Step 6. Remove the thin plastic film from the outside of the patch, and you're ready to install the tube and finish the rest of the job.
Repairing a tire.
If the tire itself is damaged (a cut or tear) such that it could damage the tube, then you will need to repair the tire as well. The patch to be used for this is different (larger, thicker, stronger, and less flexible) than a tube patch. The procedure for patching the tire is the same, except now you're working inside the tire, on a concave surface, and it will be much harder to roughen the surface properly. (The Myers stitcher has a curved rasp that can be used for this.) It wouldn't hurt to carry a couple of tire patches along with your stock of tube patches.
Postponing the patch.
Patching a tube adds about fifteen minutes to your time in the broiling sun. If you'd rather patch your tube with greater care later, in the evening shade along with a cool drink, you might consider skipping the roadside repair and using your spare tube. If you do this, you may also have the option of taking the punctured tube to the LLantera the next morning and have it patched professionally, for a buck and a half. (I recommend this).
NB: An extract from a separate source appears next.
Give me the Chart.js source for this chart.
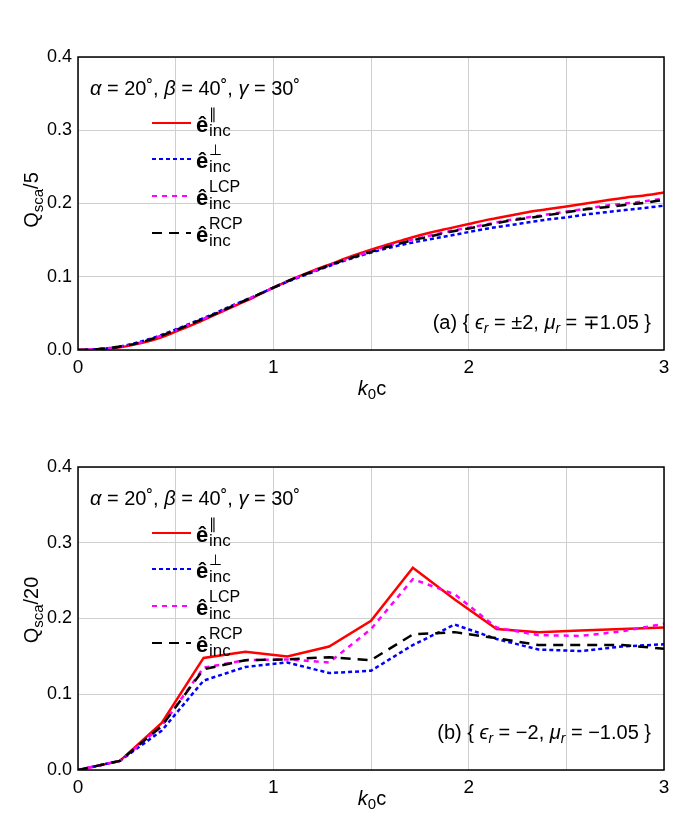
<!DOCTYPE html>
<html>
<head>
<meta charset="utf-8">
<script src="https://cdn.jsdelivr.net/npm/chart.js@4.4.1/dist/chart.umd.min.js"></script>
<style>
  html, body { margin: 0; padding: 0; background: #fff; }
  #wrap { position: relative; width: 692px; height: 830px; overflow: hidden; }
  canvas { position: absolute; left: 0; }
</style>
</head>
<body>
<div id="wrap">
  <canvas id="c1" width="692" height="410" style="top:0px;width:692px;height:410px"></canvas>
  <canvas id="c2" width="692" height="420" style="top:410px;width:692px;height:420px"></canvas>
</div>
<script>
// ---------- Data: panel (a) ----------
const kTop = [0, 0.1, 0.2, 0.3, 0.4, 0.5, 0.6, 0.7, 0.8, 0.9, 1.0, 1.1, 1.2, 1.3, 1.4, 1.5,
              1.6, 1.7, 1.8, 1.9, 2.0, 2.1, 2.2, 2.3, 2.4, 2.5, 2.6, 2.7, 2.8, 2.9, 3.0];
const parTop = [0, 0.001, 0.003, 0.008, 0.015, 0.025, 0.036, 0.048, 0.060, 0.072, 0.085, 0.097, 0.108, 0.118, 0.128, 0.137,
                0.145, 0.153, 0.160, 0.166, 0.172, 0.178, 0.183, 0.188, 0.192, 0.196, 0.200, 0.204, 0.208, 0.211, 0.215];
const perpTop = [0, 0.001, 0.004, 0.010, 0.018, 0.028, 0.039, 0.050, 0.062, 0.073, 0.085, 0.096, 0.106, 0.116, 0.125, 0.133,
                 0.140, 0.146, 0.151, 0.156, 0.161, 0.166, 0.170, 0.174, 0.178, 0.181, 0.185, 0.188, 0.191, 0.194, 0.197];
const lcpTop = [0, 0.001, 0.004, 0.009, 0.017, 0.027, 0.038, 0.049, 0.061, 0.073, 0.085, 0.097, 0.107, 0.117, 0.126, 0.135,
                0.143, 0.150, 0.156, 0.162, 0.167, 0.172, 0.177, 0.181, 0.185, 0.189, 0.193, 0.197, 0.200, 0.203, 0.207];
const rcpTop = [0, 0.001, 0.004, 0.009, 0.017, 0.027, 0.038, 0.049, 0.061, 0.073, 0.085, 0.097, 0.107, 0.117, 0.126, 0.134,
                0.142, 0.149, 0.155, 0.161, 0.166, 0.171, 0.176, 0.180, 0.184, 0.188, 0.192, 0.195, 0.198, 0.201, 0.205];

// ---------- Data: panel (b) ----------
const kBot = [0, 0.2143, 0.4286, 0.6429, 0.8571, 1.0714, 1.2857, 1.5, 1.7143, 1.9286, 2.1429, 2.3571, 2.5714, 2.7857, 3.0];
const parBot = [0, 0.012, 0.062, 0.148, 0.156, 0.150, 0.163, 0.197, 0.267, 0.225, 0.186, 0.182, 0.184, 0.186, 0.188];
const perpBot = [0, 0.012, 0.052, 0.118, 0.136, 0.142, 0.128, 0.131, 0.165, 0.192, 0.173, 0.159, 0.157, 0.163, 0.166];
const lcpBot = [0, 0.012, 0.058, 0.135, 0.145, 0.146, 0.142, 0.186, 0.252, 0.232, 0.188, 0.178, 0.177, 0.183, 0.193];
const rcpBot = [0, 0.012, 0.058, 0.133, 0.145, 0.146, 0.149, 0.145, 0.179, 0.182, 0.174, 0.165, 0.165, 0.165, 0.160];

// ---------- Axis ticks ----------
const yTicks = [0.0, 0.1, 0.2, 0.3, 0.4];
const xTickLabels = [0, 1, 2, 3];

// ---------- Series styles ----------
const seriesStyle = [
  { sup: '\u2225', color: '#ff0000', dash: [], width: 2.5, order: 4 },
  { sup: '\u22A5', color: '#0000ff', dash: [4, 3], width: 2.5, order: 3 },
  { sup: 'LCP', color: '#ff00ff', dash: [5, 5], width: 2.5, order: 2 },
  { sup: 'RCP', color: '#000000', dash: [10, 7], width: 2.5, order: 1 }
];

const FONT = '"Liberation Sans", Arial, sans-serif';

function drawRuns(ctx, x, y, runs, align) {
  let total = 0;
  runs.forEach(r => { ctx.font = r.font; r.w = ctx.measureText(r.t).width; total += r.w + (r.gap || 0); });
  let cx = align === 'right' ? x - total : (align === 'center' ? x - total / 2 : x);
  ctx.textBaseline = 'alphabetic';
  ctx.textAlign = 'left';
  runs.forEach(r => {
    ctx.font = r.font;
    ctx.fillText(r.t, cx, y + (r.dy || 0));
    cx += r.w + (r.gap || 0);
  });
}

function makeTextPlugin(yTitleDen, annot) {
  return {
    id: 'txt',
    afterDraw(chart) {
      const ctx = chart.ctx;
      const a = chart.chartArea;
      ctx.save();
      // frame
      ctx.strokeStyle = '#000';
      ctx.lineWidth = 1.5;
      ctx.setLineDash([]);
      ctx.strokeRect(a.left, a.top, a.right - a.left, a.bottom - a.top);
      ctx.fillStyle = '#000';
      // parameters line
      const f = '20px ' + FONT, fi = 'italic 20px ' + FONT;
      drawRuns(ctx, 90, 95, [
        { t: '\u03B1', font: fi }, { t: ' = 20\u02DA, ', font: f },
        { t: '\u03B2', font: fi }, { t: ' = 40\u02DA, ', font: f },
        { t: '\u03B3', font: fi }, { t: ' = 30\u02DA', font: f }
      ], 'left');
      // legend
      const rowY = [123, 159, 196, 233];
      seriesStyle.forEach((s, i) => {
        const y = rowY[i];
        ctx.beginPath();
        ctx.strokeStyle = s.color;
        ctx.lineWidth = 2;
        ctx.setLineDash(s.dash);
        ctx.moveTo(152, y);
        ctx.lineTo(191, y);
        ctx.stroke();
        ctx.setLineDash([]);
        ctx.fillStyle = '#000';
        ctx.font = 'bold 22px ' + FONT;
        ctx.textAlign = 'left';
        ctx.textBaseline = 'alphabetic';
        ctx.fillText('\u00EA', 196, y + 9);
        const supFont = (s.sup.length > 1 ? '16px ' : '15px ') + FONT;
        ctx.font = supFont;
        ctx.fillText(s.sup, 209, y - 4);
        ctx.font = '17px ' + FONT;
        ctx.fillText('inc', 209, y + 13);
      });
      // annotation
      const g = '20px ' + FONT, gi = 'italic 20px ' + FONT, gs = 'italic 14px ' + FONT;
      drawRuns(ctx, 651, 329, annot.map(r => ({ t: r.t, font: r.k === 'i' ? gi : (r.k === 's' ? gs : g), dy: r.k === 's' ? 4 : 0 })), 'right');
      // y title (rotated)
      ctx.save();
      ctx.translate(38, 200);
      ctx.rotate(-Math.PI / 2);
      drawRuns(ctx, 0, 0, [
        { t: 'Q', font: '20px ' + FONT },
        { t: 'sca', font: '15px ' + FONT, dy: 5 },
        { t: '/' + yTitleDen, font: '20px ' + FONT }
      ], 'center');
      ctx.restore();
      // x title
      drawRuns(ctx, 372, 395, [
        { t: 'k', font: 'italic 20px ' + FONT },
        { t: '0', font: '15px ' + FONT, dy: 4 },
        { t: 'c', font: '20px ' + FONT }
      ], 'center');
      ctx.restore();
    }
  };
}

function makeChart(id, k, series, yDen, annot, cubic) {
  const datasets = series.map((vals, i) => {
    const s = seriesStyle[i];
    return {
      data: k.map((x, j) => ({ x: x, y: vals[j] })),
      borderColor: s.color,
      borderWidth: s.width,
      borderDash: s.dash,
      pointRadius: 0,
      fill: false,
      tension: 0,
      cubicInterpolationMode: cubic ? 'monotone' : 'default',
      order: s.order,
      borderCapStyle: 'butt'
    };
  });
  const canvas = document.getElementById(id);
  return new Chart(canvas, {
    type: 'line',
    data: { datasets },
    options: {
      responsive: false,
      animation: false,
      devicePixelRatio: 1,
      layout: { padding: { left: 0, right: 28, top: 57, bottom: 0 } },
      plugins: { legend: { display: false }, tooltip: { enabled: false }, title: { display: false } },
      scales: {
        x: {
          type: 'linear', min: 0, max: 3,
          afterFit(scale) { scale.height = 410 - 57 - 293 ; },
          grid: { color: '#cfcfcf', lineWidth: 1, drawTicks: false },
          border: { display: false },
          ticks: {
            stepSize: 0.5, autoSkip: false, padding: 6, maxRotation: 0,
            color: '#000', font: { family: FONT, size: 19 },
            callback: v => (xTickLabels.includes(Math.round(v * 1000) / 1000) ? String(Math.round(v)) : '')
          }
        },
        y: {
          type: 'linear', min: 0, max: 0.4,
          afterFit(scale) { scale.width = 78; },
          grid: { color: '#cfcfcf', lineWidth: 1, drawTicks: false },
          border: { display: false },
          afterBuildTicks(scale) { scale.ticks = yTicks.map(v => ({ value: v })); },
          ticks: {
            padding: 6, color: '#000', font: { family: FONT, size: 18 },
            callback: v => Number(v).toFixed(1)
          }
        }
      }
    },
    plugins: [makeTextPlugin(yDen, annot)]
  });
}

makeChart('c1', kTop, [parTop, perpTop, lcpTop, rcpTop], '5', [
  { t: '(a) { ' }, { t: '\u03F5', k: 'i' }, { t: 'r', k: 's' }, { t: ' = \u00B12, ' },
  { t: '\u03BC', k: 'i' }, { t: 'r', k: 's' }, { t: ' = \u22131.05 }' }
], true);
makeChart('c2', kBot, [parBot, perpBot, lcpBot, rcpBot], '20', [
  { t: '(b) { ' }, { t: '\u03F5', k: 'i' }, { t: 'r', k: 's' }, { t: ' = \u22122, ' },
  { t: '\u03BC', k: 'i' }, { t: 'r', k: 's' }, { t: ' = \u22121.05 }' }
], false);
</script>
</body>
</html>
Next year, I'm going to carry a spare tube for the back tire as well as for the front. Of course, next time I won't get a flat, and I'll have to find something else to write about.
Flat sociology.
Fixing a flat on the road is a rite of passage that we all experience sooner or later. What a pity it would be to experience this all alone. It means a lot when there is someone there to offer moral support, helpful advice, find your valve core in the sand, help you get the wrinkles out of the 21" tube you're trying to stuff into your 18" rear tire, or go for help if you really screw up So, my thanks to Tony Slocum and T.J., who helped me through my rite of passage on the San Felipe airport road (and on other occasions as well) and to Nick Hayman and Mike Crowe for providing expert help and dry humor, respectively, that morning on the road out of Loreto.